The USCF wasn't the only federation operating on a shoe string in
those days. The ONLY reason Abe Yanofsky was able to play at Groningen
1946 (where he only scored 8.5/19 BUT beat Botvinnik) was that he was
in uniform in France when he heard about the event and as the
currently reigning Canadian champion (there was a grand total of 1
championship during the war and Abe won it) had contacted the
organizers who told him that if he was able to get confirmation from
the Chess Federation of Canada that he was their official rep they
would give him an invitation to play.

The total cost to the CFC of Yanofsky's participation was the cost of
the return telegram which was good since that was about all they could
afford at the time. Yanofsky had to buy his own train ticket from
Paris to Groningen (the CFC could never have sent him had he been
demobilized and sent back to Canada 3 months earlier) and his date
with history. (He said he was not the only master in military service
at that tournament but didn't say who else)

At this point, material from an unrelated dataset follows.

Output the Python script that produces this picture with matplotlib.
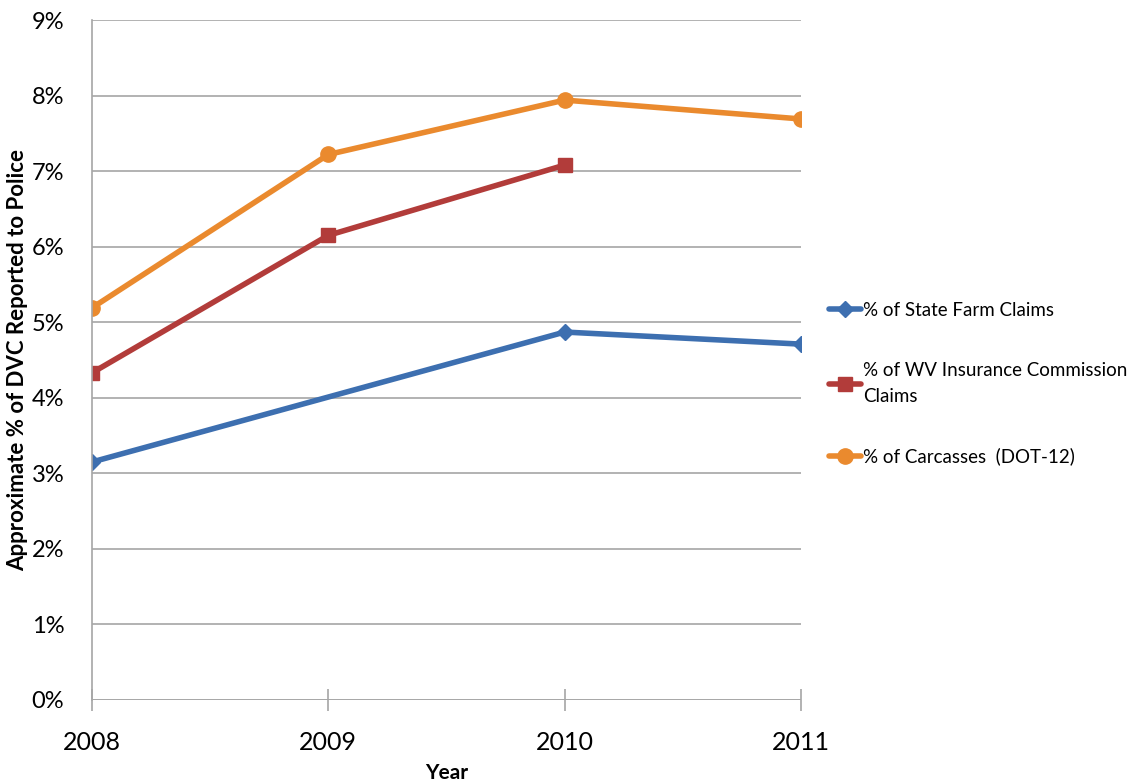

https://en.wikipedia.org/wiki/Groningen_1946_chess_tournament

For what it's worth that single win changed Yanofsky's life - after
his military discharge he attended law school on the Canadian version
of the GI bill and while he was establishing his legal career he (like
every other newly graduated lawyer) needed clients and Yanofsky told
how the late Joe Dremen (who kind of played the Canadian role of Col.
Edmondson in the US in the immediate postwar era) contacted many of
the movers and shakers in the Winnipeg business community saying "you
want a smart lawyer? This young man beat the best the Russian's have
at chess! How much smarter can you get than that?)

[I heard this story direct from Yanofsky when he was trying to
convince an up and coming junior phenom - 2350 at age 16 - to stay in
school rather than dropping out to play chess full time. Yanofsky's
point was that he had done financially much better from chess than
Fischer - who was the phenom's idol - had ever done which was true as
it launched his career as one of Manitoba's top lawyers and later
mayor of his home town]

Thank you for sharing the information about the USCF archive.